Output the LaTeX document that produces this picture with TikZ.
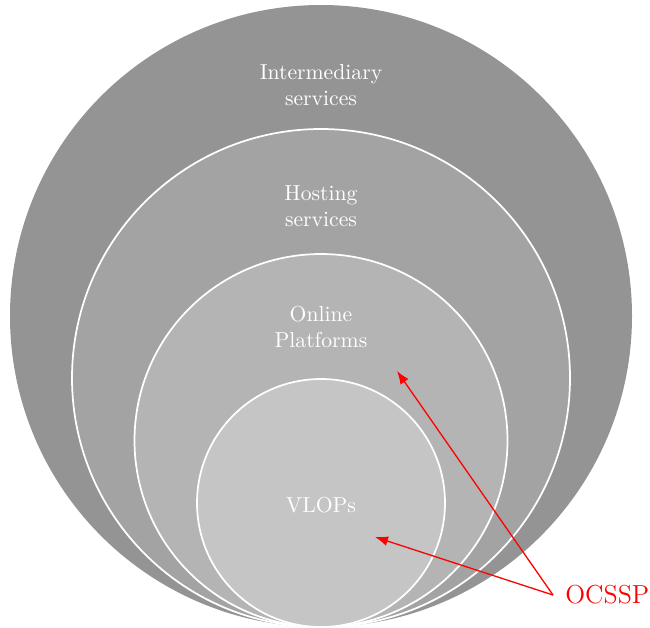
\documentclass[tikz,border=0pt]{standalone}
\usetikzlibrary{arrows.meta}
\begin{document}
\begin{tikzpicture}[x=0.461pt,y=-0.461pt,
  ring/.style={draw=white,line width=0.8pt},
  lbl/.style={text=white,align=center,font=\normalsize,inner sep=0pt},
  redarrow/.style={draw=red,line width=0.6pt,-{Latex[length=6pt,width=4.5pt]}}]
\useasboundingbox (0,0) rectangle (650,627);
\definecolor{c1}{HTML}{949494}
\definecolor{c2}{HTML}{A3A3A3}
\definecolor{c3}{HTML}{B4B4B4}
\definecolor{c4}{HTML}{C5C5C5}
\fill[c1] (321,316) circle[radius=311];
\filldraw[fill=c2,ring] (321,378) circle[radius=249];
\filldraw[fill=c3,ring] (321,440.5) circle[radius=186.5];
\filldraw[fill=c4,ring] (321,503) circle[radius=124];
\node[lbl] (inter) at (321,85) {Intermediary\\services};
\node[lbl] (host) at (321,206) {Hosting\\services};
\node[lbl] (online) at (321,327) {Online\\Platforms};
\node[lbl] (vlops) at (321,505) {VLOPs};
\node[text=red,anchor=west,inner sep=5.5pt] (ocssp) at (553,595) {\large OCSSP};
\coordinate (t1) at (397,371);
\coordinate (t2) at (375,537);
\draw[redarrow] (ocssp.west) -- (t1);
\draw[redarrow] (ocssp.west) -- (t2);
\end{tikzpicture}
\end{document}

§ WHAT THIS TASK INVOLVES
From start to finish, output the listing exactly, but omit its pictures.

§ COMPLETED TASK
Output the LaTeX document that produces this picture with TikZ.
\documentclass[tikz,border=0pt]{standalone}
\usetikzlibrary{arrows.meta}
\begin{document}
\begin{tikzpicture}[x=0.461pt,y=-0.461pt,
  ring/.style={draw=white,line width=0.8pt},
  lbl/.style={text=white,align=center,font=\normalsize,inner sep=0pt},
  redarrow/.style={draw=red,line width=0.6pt,-{Latex[length=6pt,width=4.5pt]}}]
\useasboundingbox (0,0) rectangle (650,627);
\definecolor{c1}{HTML}{949494}
\definecolor{c2}{HTML}{A3A3A3}
\definecolor{c3}{HTML}{B4B4B4}
\definecolor{c4}{HTML}{C5C5C5}
\fill[c1] (321,316) circle[radius=311];
\filldraw[fill=c2,ring] (321,378) circle[radius=249];
\filldraw[fill=c3,ring] (321,440.5) circle[radius=186.5];
\filldraw[fill=c4,ring] (321,503) circle[radius=124];
\node[lbl] (inter) at (321,85) {Intermediary\\services};
\node[lbl] (host) at (321,206) {Hosting\\services};
\node[lbl] (online) at (321,327) {Online\\Platforms};
\node[lbl] (vlops) at (321,505) {VLOPs};
\node[text=red,anchor=west,inner sep=5.5pt] (ocssp) at (553,595) {\large OCSSP};
\coordinate (t1) at (397,371);
\coordinate (t2) at (375,537);
\draw[redarrow] (ocssp.west) -- (t1);
\draw[redarrow] (ocssp.west) -- (t2);
\end{tikzpicture}
\end{document}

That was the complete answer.